The failings of the Republic are used in an ingenious defence of Stormont's record on civil rights. "Go to Ballyfermot in the holy city of Dublin. In the Celtic Tiger. Is there poverty there? There is. Was it caused by discrimination? No."

All this and much more is delivered in great good humour. But the bottom line is that "Yogi Bear" - David Trimble - has been outwitted by Mo Mowlam and Sinn Fein, and that the Belfast Agreement will leave the people of Northern Ireland "less British and less Protestant than we are today."

If any argument about this is proffered, he simply points to his leaders.
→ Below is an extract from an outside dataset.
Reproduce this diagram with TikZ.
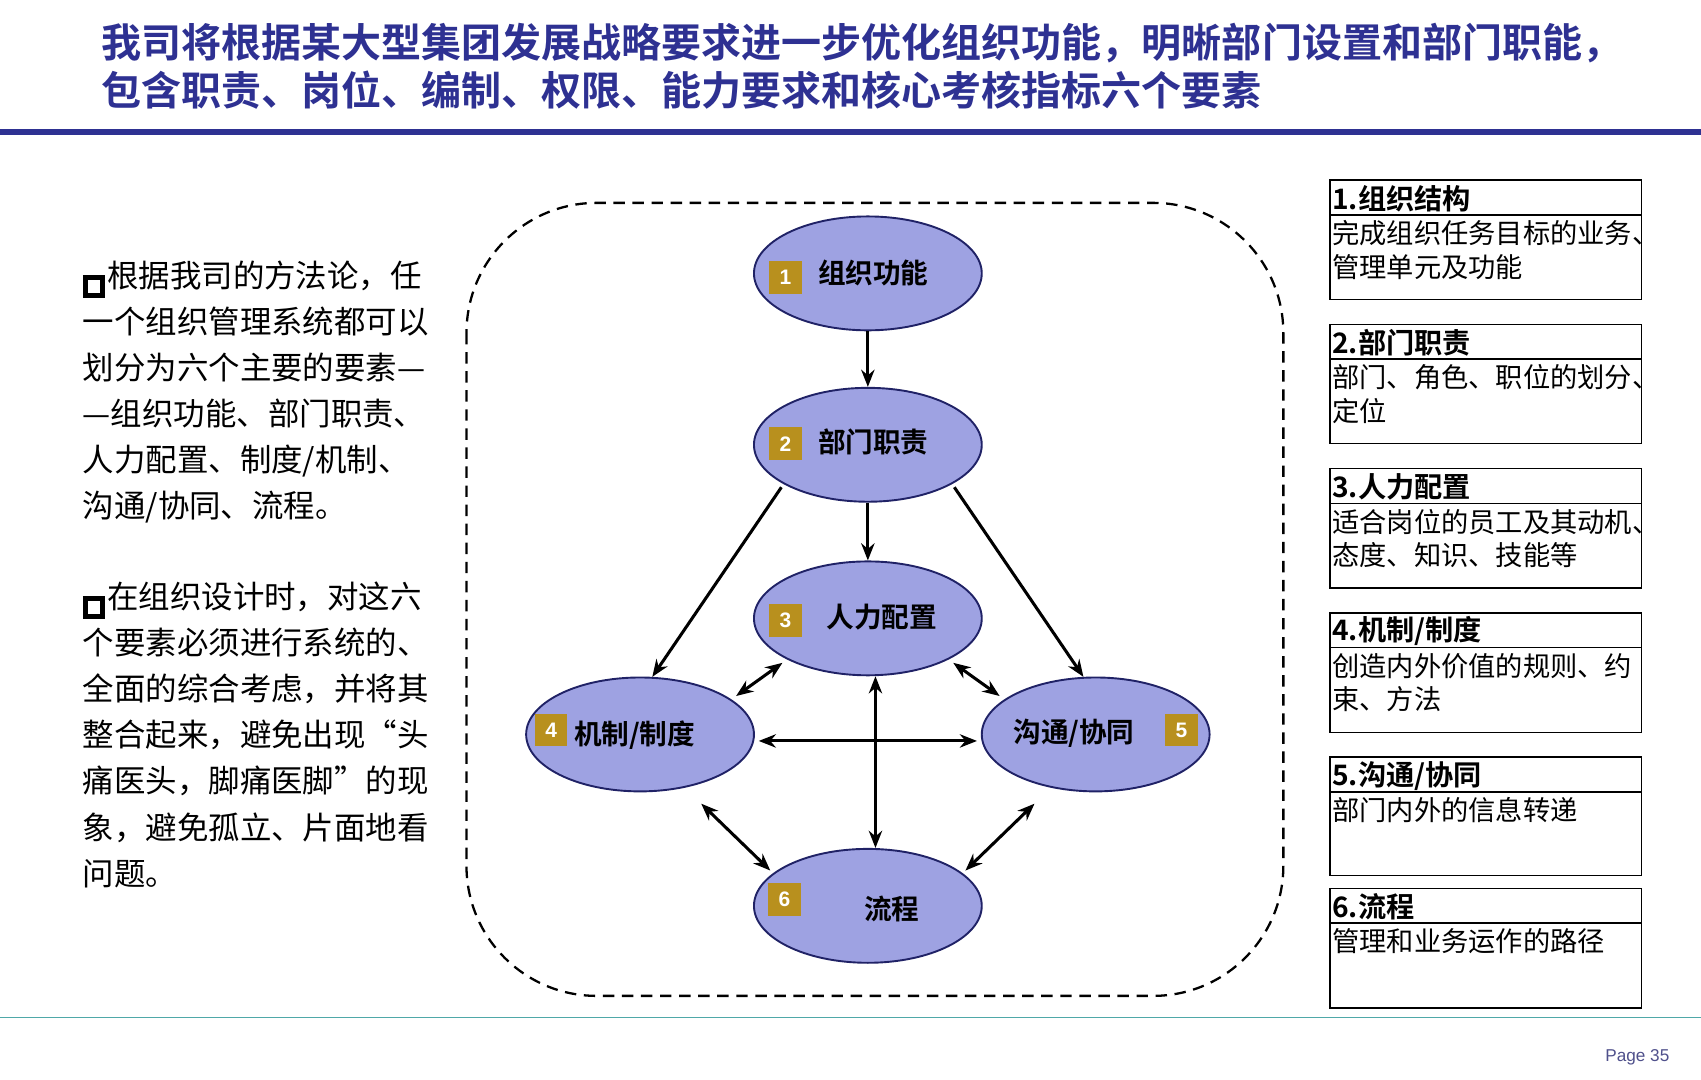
\documentclass[tikz,border=0pt]{standalone}
\usepackage{fontspec}
\setmainfont{Noto Sans CJK SC}[BoldFont=* Bold]
\newfontfamily\lat{Liberation Sans}
\usetikzlibrary{shapes.geometric,arrows.meta}
\definecolor{navy}{HTML}{2E3192}
\definecolor{lav}{HTML}{9EA2E2}
\definecolor{gold}{HTML}{B8901E}
\definecolor{teal}{HTML}{4FA8A8}
\newcommand{\sqbx}{{\setlength\fboxrule{2.6pt}\setlength\fboxsep{3.3pt}\raisebox{0.5pt}{\fbox{\rule{0pt}{0pt}}}\hspace{1pt}}}
\begin{document}
\begin{tikzpicture}[x=0.02cm,y=-0.02cm,
  ell/.style={ellipse,draw=navy!70!black,line width=1pt,fill=lav,minimum width=210*0.02cm,minimum height=105*0.02cm},
  num/.style={fill=gold,text=white,font=\lat\bfseries\fontsize{11}{12}\selectfont,minimum size=30*0.02cm,inner sep=0},
  lbl/.style={font=\bfseries\fontsize{14.5}{16}\selectfont},
  arr/.style={-{Stealth[length=9pt,width=7pt]},line width=1.6pt},
  darr/.style={{Stealth[length=9pt,width=7pt]}-{Stealth[length=9pt,width=7pt]},line width=1.6pt},
  bx/.style={draw,line width=0.8pt},
  bh/.style={anchor=west,inner sep=1pt,font=\bfseries\fontsize{14.8}{16}\selectfont},
  bb/.style={anchor=north west,inner sep=1pt,align=left,font=\fontsize{14.3}{17.6}\selectfont},
  lt/.style={anchor=north west,align=left,inner sep=0,font=\fontsize{16.5}{24.2}\selectfont}]
\useasboundingbox (0,0) rectangle (1568,995);
% title
\node[anchor=west,text=navy,font=\bfseries\fontsize{21}{22}\selectfont,inner sep=0] (t1) at (93,40) {我司将根据某大型集团发展战略要求进一步优化组织功能，明晰部门设置和部门职能，};
\node[anchor=west,text=navy,font=\bfseries\fontsize{21}{22}\selectfont,inner sep=0] (t2) at (93,83) {包含职责、岗位、编制、权限、能力要求和核心考核指标六个要素};
\draw[navy,line width=3pt] (0,122) -- (1568,122);
\draw[teal,line width=0.8pt] (0,938) -- (1568,938);
\node[anchor=east,text=navy!60!gray,font=\lat\fontsize{9}{10}\selectfont] (pg) at (1545,975) {Page 35};
% left text
\node[lt] (lt1) at (76,240) {\sqbx 根据我司的方法论，任\\一个组织管理系统都可以\\划分为六个主要的要素—\\—组织功能、部门职责、\\人力配置、制度/机制、\\沟通/协同、流程。};
\node[lt] (lt2) at (76,536) {\sqbx 在组织设计时，对这六\\个要素必须进行系统的、\\全面的综合考虑，并将其\\整合起来，避免出现“头\\痛医头，脚痛医脚”的现\\象，避免孤立、片面地看\\问题。};
% dashed frame
\draw[dash pattern=on 6pt off 4pt,line width=1.2pt,rounded corners=120*0.02cm] (430,187) rectangle (1183,918);
% ellipses
\node[ell] (e1) at (800,252) {};
\node[ell] (e2) at (800,410) {};
\node[ell] (e3) at (800,570) {};
\node[ell] (e4) at (590,677) {};
\node[ell] (e5) at (1010,677) {};
\node[ell] (e6) at (800,835) {};
\node[num] (n1) at (724,256) {1}; \node[lbl] (l1) at (805,252) {组织功能};
\node[num] (n2) at (724,409) {2}; \node[lbl] (l2) at (805,407) {部门职责};
\node[num] (n3) at (724,572) {3}; \node[lbl] (l3) at (813,569) {人力配置};
\node[num] (n4) at (508,673) {4}; \node[lbl] (l4) at (585,678) {机制/制度};
\node[num] (n5) at (1089,673) {5}; \node[lbl] (l5) at (990,676) {沟通/协同};
\node[num] (n6) at (723,829) {6}; \node[lbl] (l6) at (822,838) {流程};
% connectors
\draw[arr] (e1.south) -- (e2.north);
\draw[arr] (e2.south) -- (e3.north);
\draw[arr,shorten <=2pt] (e2.205) -- (e4.78);
\draw[arr,shorten <=2pt] (e2.-25) -- (e5.102);
\draw[darr,shorten <=3pt,shorten >=3pt] (e3.207) -- (e4.21);
\draw[darr,shorten <=3pt,shorten >=3pt] (e3.-27) -- (e5.159);
\draw[darr,shorten <=2pt,shorten >=2pt] ([yshift=-6*0.02cm]e4.east) -- ([yshift=-6*0.02cm]e5.west);
\draw[darr] ([xshift=7*0.02cm]e3.south) -- ([xshift=7*0.02cm]e6.north);
\draw[darr,shorten <=12pt,shorten >=2pt] (e4.-50) -- (e6.161);
\draw[darr,shorten <=12pt,shorten >=2pt] (e5.230) -- (e6.19);
% right boxes
\foreach \i/\y/\h/\ta/\tb in {1/166/110/{1.组织结构}/{完成组织任务目标的业务、\\管理单元及功能},
  2/299/110/{2.部门职责}/{部门、角色、职位的划分、\\定位},
  3/432/110/{3.人力配置}/{适合岗位的员工及其动机、\\态度、知识、技能等},
  4/565/110/{4.机制/制度}/{创造内外价值的规则、约\\束、方法},
  5/698/109/{5.沟通/协同}/{部门内外的信息转递},
  6/819/110/{6.流程}/{管理和业务运作的路径}}{
  \draw[bx] (1226,\y) rectangle (1513,\y+\h);
  \draw[bx] (1226,\y+32) -- (1513,\y+32);
  \node[bh] (bh\i) at (1226,\y+17) {\ta};
  \node[bb] (bb\i) at (1226,\y+35) {\tb};
}
\end{tikzpicture}
\end{document}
Dr Paisley's eminence goes without saying. "Mr Peter Robinson is an authority on peace." And Bob McCartney is a senior barrister who has no financial needs. "I've heard it said," my host says slowly and impressively, "that Bob McCartney is worth £1,000 a day, 200 days a year."

His friend over on the sofa, a big, open-faced farmer, gets rid of his cup and saucer. There is something he passionately wants to say, and it doesn't really have to do with political or religious argument. It is that he has seen such terrible murders, and such family and community suffering caused by them, that he cannot, and he will not, vote to set up an assembly with Sinn Fein in it.

"We don't mind decent men," he says, and his voice is shaking with earnestness. "We can work with John Hume and them ones. But we can't work with Gerry Adams because he has left blood behind in every place in this country."

The awful details of village murders begin to pour from this quiet countryman. One in particular, just down the road, keeps recurring in his conversation, as if he never stops seeing it. "The poor man was doing nobody any harm. He was just in putting a pound on a horse. All he had in the world was on his back. He was lying there in the street and he was calling, `Please help me! I'm dying. I'm dying'." He stops talking. He can't go on.

The wife has come in and handed her husband a neat book of colour photographs, and he hands them to me. What is this? A car, with two smashed holes in the windscreen, like a big eye and a little eye. The brother-in-law. Bringing home a Christmas tree with his little boy. The boy - the smaller bullet-hole - lived. The brother-in-law died, spouting blood, beside him.

Why? Because he took a part-time job in a Catholic supermarket. "We can't have it!" the man on the sofa cries out. "Sinn Fein hold murderers' hands up in victory, and innocent boys lying dead on the road!"

The biblical language takes an earthy turn. "To sit with them bastards in an assembly is too much. And Protestant boys have done the same. Them's dirty drug-dealing villains . . ." The man's heart is broken. You can see it.

"Our forefathers kept this land for 50 years and they never shot a being."

The two men go on for a while, thinking up other reasons for their No votes. That "our freedom comes from the Reformation". That they reject the "Anglo-Irish diktat". But this is really it. Their homeland has been roamed by murderers.

And they don't even care if the murderers turn towards peace once they get into an assembly. "It is not a matter of what they'll do when they get in. It's how they got in."